> [THE EXERCISE] Please return exactly the run of lines that begins with the line containing "Reproduce this diagram with TikZ." and ends with the line containing "(305,324) rectangle (550,421);", pictures excluded.

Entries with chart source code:
════
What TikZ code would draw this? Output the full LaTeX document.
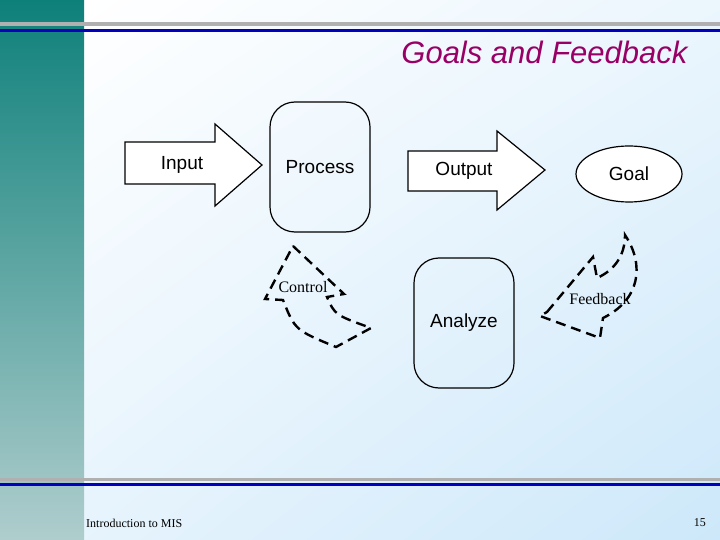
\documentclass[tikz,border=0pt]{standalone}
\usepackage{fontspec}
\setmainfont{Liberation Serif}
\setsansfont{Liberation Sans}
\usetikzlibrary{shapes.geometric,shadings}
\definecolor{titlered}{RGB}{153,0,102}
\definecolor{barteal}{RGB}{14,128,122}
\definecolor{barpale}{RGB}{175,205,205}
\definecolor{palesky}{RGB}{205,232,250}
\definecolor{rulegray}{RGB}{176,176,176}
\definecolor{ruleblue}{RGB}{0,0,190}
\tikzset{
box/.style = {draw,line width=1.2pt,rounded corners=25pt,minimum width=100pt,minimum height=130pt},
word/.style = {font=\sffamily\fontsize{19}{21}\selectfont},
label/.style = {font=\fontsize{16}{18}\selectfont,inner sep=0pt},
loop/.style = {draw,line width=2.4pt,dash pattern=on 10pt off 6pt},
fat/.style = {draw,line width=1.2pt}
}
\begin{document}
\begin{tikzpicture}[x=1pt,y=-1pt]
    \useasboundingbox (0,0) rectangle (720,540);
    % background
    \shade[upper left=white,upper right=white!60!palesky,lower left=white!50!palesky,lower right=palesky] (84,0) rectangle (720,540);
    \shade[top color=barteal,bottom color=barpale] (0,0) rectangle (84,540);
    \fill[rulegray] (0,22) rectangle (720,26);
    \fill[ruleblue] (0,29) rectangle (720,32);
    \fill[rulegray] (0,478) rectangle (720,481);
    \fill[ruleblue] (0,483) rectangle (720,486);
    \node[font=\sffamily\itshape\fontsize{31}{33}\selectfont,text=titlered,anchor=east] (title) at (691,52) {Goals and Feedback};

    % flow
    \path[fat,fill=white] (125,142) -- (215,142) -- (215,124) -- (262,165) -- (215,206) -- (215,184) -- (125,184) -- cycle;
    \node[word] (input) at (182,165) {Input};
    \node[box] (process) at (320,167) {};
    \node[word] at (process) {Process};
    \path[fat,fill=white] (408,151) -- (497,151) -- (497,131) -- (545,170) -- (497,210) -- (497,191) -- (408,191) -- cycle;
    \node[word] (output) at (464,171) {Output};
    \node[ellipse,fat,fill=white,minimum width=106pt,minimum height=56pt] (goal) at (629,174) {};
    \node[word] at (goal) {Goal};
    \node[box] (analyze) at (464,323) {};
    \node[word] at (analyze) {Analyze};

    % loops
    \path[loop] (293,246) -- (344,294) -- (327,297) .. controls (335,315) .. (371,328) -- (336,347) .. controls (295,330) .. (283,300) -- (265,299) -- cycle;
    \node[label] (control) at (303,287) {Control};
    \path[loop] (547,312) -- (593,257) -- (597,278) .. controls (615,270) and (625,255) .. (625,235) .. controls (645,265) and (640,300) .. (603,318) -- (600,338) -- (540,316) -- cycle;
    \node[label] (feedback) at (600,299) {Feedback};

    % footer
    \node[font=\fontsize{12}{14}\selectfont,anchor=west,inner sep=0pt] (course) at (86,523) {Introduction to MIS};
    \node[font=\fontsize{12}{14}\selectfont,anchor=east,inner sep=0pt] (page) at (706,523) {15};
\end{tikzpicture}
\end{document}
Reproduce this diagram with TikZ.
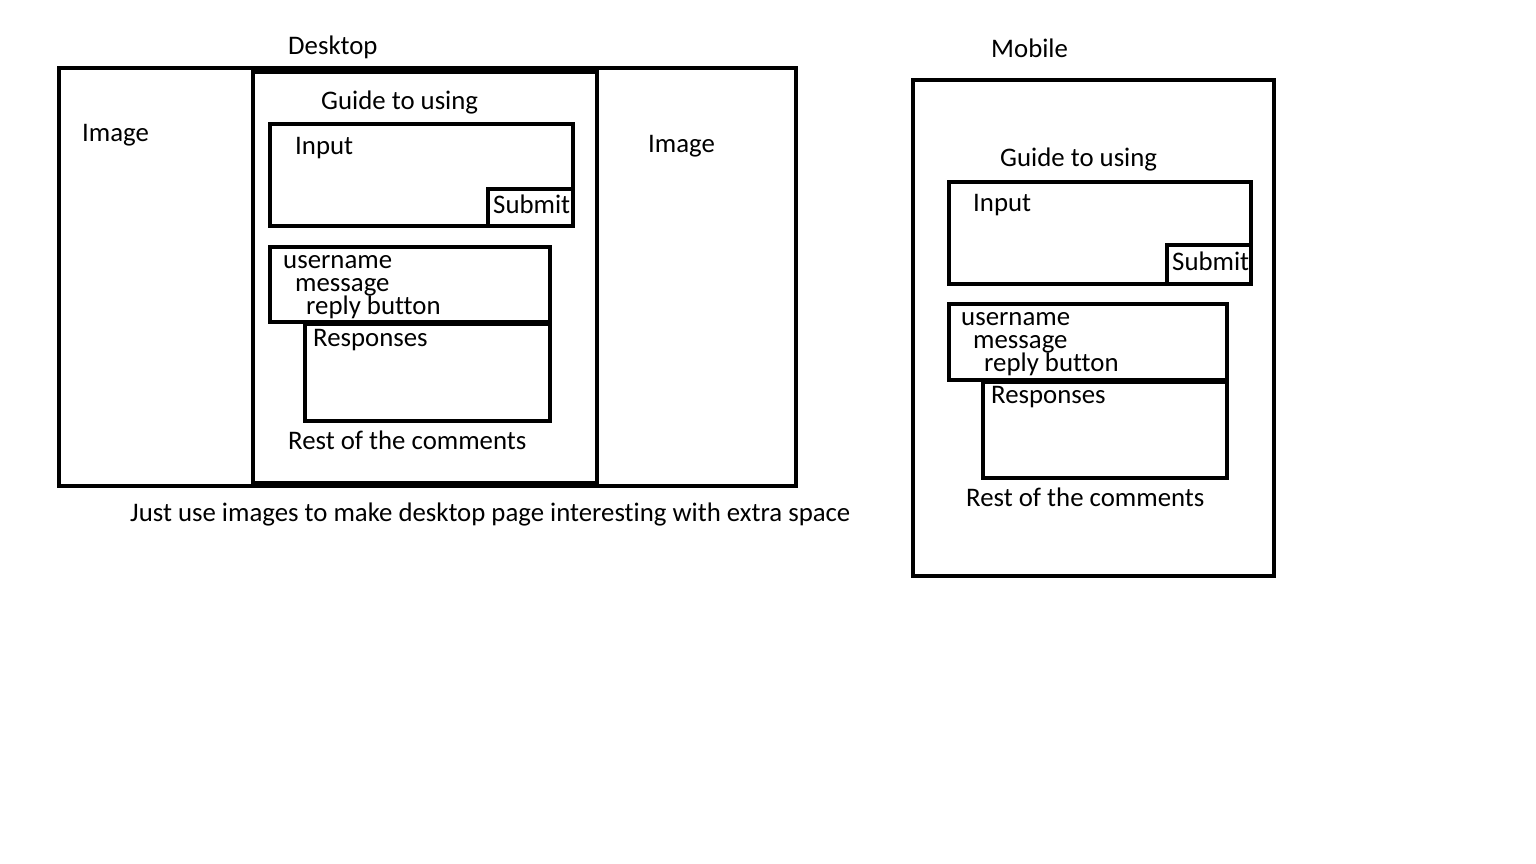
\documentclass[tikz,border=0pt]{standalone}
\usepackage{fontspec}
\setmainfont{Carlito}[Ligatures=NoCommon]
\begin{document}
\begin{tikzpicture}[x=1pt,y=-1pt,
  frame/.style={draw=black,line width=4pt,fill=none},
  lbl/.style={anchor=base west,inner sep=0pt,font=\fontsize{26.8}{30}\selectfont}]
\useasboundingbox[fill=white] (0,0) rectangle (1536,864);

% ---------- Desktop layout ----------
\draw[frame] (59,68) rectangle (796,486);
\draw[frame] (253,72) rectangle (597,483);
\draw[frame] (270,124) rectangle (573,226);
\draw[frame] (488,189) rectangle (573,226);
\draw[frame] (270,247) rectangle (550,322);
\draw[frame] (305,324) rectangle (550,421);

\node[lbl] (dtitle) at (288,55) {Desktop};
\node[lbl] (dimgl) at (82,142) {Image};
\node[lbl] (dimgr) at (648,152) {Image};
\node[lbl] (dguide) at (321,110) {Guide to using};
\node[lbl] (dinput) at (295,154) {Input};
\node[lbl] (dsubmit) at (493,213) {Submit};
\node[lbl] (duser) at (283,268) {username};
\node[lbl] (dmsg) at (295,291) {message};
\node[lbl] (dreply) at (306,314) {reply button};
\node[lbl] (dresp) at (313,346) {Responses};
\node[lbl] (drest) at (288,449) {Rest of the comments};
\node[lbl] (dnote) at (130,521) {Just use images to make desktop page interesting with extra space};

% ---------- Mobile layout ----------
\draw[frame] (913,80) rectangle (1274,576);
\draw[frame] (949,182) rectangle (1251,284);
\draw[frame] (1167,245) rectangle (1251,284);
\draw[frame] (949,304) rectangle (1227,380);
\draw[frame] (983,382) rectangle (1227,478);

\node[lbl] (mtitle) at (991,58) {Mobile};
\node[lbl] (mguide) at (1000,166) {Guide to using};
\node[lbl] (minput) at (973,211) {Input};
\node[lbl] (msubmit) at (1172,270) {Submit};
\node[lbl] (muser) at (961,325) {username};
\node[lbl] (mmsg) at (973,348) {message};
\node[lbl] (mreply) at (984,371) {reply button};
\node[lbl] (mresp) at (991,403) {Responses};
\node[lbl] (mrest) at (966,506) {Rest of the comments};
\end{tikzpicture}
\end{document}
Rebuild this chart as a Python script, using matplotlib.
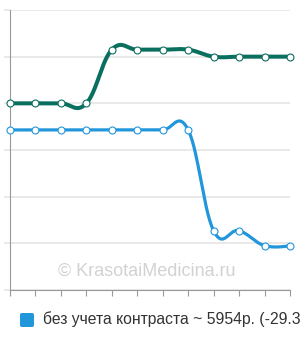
════
> [WRITTEN ANSWER]
Reproduce this diagram with TikZ.
\documentclass[tikz,border=0pt]{standalone}
\usepackage{fontspec}
\setmainfont{Carlito}[Ligatures=NoCommon]
\begin{document}
\begin{tikzpicture}[x=1pt,y=-1pt,
  frame/.style={draw=black,line width=4pt,fill=none},
  lbl/.style={anchor=base west,inner sep=0pt,font=\fontsize{26.8}{30}\selectfont}]
\useasboundingbox[fill=white] (0,0) rectangle (1536,864);

% ---------- Desktop layout ----------
\draw[frame] (59,68) rectangle (796,486);
\draw[frame] (253,72) rectangle (597,483);
\draw[frame] (270,124) rectangle (573,226);
\draw[frame] (488,189) rectangle (573,226);
\draw[frame] (270,247) rectangle (550,322);
\draw[frame] (305,324) rectangle (550,421);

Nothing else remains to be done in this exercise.